Detective Sergeant Shaun Creed, who is leading the efforts to find the man his life and home, told The Independent he seemed "quite calm, a little bit withdrawn but not overtly distressed".
"When asked his name, he felt Frank was something he wanted to say, but other than that he doesn't seem to have any recall of his memories," said Mr Creed. He added that the man arrived at the hospital complaining of "a pounding headache, pain to the neck and memory loss", but tests have revealed no apparent reason for his problems.
He has since been transferred to the Queen Elizabeth the Queen Mother Hospital in Margate where, Mr Creed said, he has "preferred to take himself out of the ward to a quieter area, but he's quite happy to talk to people on a one-to-one basis."
He is not the first man with no memories to appear as if from nowhere on a British beach. In 2005 Andreas Grassl, a 20-year-old German national who came to be known as the Piano Man, became the subject of a worldwide identity hunt during which he spoke no words but did show a keeness for playing the instrument.

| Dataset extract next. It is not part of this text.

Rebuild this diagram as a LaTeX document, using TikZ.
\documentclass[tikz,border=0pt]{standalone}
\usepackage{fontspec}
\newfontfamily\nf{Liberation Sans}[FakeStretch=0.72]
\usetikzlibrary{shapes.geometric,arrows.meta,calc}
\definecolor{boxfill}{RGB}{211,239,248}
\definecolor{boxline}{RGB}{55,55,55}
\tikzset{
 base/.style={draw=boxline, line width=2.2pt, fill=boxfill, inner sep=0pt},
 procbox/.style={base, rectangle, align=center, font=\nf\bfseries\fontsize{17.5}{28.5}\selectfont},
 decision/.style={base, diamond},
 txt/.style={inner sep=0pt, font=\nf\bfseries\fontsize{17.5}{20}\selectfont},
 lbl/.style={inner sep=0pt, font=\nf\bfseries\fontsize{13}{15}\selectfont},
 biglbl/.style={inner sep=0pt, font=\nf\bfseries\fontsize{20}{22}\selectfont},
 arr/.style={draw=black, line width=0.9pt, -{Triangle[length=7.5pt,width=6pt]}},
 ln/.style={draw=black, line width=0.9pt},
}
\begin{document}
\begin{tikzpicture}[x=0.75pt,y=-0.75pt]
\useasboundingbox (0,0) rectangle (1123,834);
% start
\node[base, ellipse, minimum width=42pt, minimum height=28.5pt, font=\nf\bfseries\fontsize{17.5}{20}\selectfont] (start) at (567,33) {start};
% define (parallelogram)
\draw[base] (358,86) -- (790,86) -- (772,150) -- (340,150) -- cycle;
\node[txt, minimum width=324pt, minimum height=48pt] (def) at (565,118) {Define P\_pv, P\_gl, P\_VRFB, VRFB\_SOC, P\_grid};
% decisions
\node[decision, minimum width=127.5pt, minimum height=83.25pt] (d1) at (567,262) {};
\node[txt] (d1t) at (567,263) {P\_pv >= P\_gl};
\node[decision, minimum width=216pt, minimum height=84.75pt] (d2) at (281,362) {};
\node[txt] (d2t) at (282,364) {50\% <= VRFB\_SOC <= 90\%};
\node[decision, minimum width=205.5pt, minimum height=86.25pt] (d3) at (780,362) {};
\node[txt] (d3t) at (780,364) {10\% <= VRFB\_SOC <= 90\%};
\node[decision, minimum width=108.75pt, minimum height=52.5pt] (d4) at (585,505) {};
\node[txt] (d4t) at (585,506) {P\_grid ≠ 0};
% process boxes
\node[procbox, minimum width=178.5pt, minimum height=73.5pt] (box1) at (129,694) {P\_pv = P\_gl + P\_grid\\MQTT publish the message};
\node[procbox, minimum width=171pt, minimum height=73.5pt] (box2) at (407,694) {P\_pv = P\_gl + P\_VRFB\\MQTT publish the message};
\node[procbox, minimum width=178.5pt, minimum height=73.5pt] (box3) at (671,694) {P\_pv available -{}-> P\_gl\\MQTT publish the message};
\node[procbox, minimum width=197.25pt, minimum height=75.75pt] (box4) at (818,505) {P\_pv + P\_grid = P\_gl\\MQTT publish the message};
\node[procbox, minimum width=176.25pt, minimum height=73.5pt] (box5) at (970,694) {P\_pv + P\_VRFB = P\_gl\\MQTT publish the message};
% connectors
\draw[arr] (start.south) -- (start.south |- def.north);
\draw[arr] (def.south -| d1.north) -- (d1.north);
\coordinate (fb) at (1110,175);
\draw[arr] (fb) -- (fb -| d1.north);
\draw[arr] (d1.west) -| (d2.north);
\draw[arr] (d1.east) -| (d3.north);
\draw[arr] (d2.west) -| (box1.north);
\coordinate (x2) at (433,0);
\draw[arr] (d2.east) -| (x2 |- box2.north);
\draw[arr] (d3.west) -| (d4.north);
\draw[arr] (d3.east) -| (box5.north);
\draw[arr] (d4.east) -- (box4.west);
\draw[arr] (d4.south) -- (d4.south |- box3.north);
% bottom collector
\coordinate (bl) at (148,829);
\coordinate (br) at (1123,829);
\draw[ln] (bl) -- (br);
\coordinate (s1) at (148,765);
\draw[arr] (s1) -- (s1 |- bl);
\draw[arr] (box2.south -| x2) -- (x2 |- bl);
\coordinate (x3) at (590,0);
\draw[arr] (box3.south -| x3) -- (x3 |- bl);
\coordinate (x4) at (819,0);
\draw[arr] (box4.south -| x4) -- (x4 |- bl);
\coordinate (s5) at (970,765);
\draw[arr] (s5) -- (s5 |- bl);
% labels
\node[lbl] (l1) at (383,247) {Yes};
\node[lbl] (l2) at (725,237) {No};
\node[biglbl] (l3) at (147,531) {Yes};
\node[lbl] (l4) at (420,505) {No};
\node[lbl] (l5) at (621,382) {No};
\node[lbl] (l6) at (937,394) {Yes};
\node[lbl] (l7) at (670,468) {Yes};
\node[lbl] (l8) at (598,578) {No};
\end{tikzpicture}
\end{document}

He suddenly began communicating again after several months, leading some to speculate that he had faked his condition, but hospital staff maintained his illness – put down to pressure he felt about being gay – was real.
However John Darwin, who stumbled into a police station in 2007 claiming not to know who he was, later turned out to have faked his own death while living with his wife as part of a life insurance fraud.
Yet according to Eli Jaldow, a consultant neuro-psychologist at the memory disorders clinic at St Thomas's hospital in central London, such cases are very real and tend to be caused by financial, marital or social stress rather than bangs to the head.
"There's a switch in certain susceptible individuals," he said. "When they're faced with terrible things they can't cope with, there's a self-protective mechanism that kicks in and wipes out all those memories so they don't remember what they've been exposed to."
Dr Jaldow added that the resulting identity blackout, which tends to affect men more than women, can last anything from days to months. Treatments range from simply coaxing memories out through talking to sedation or even hypnosis, though the longer the delay in treatment the more difficult the recovery becomes.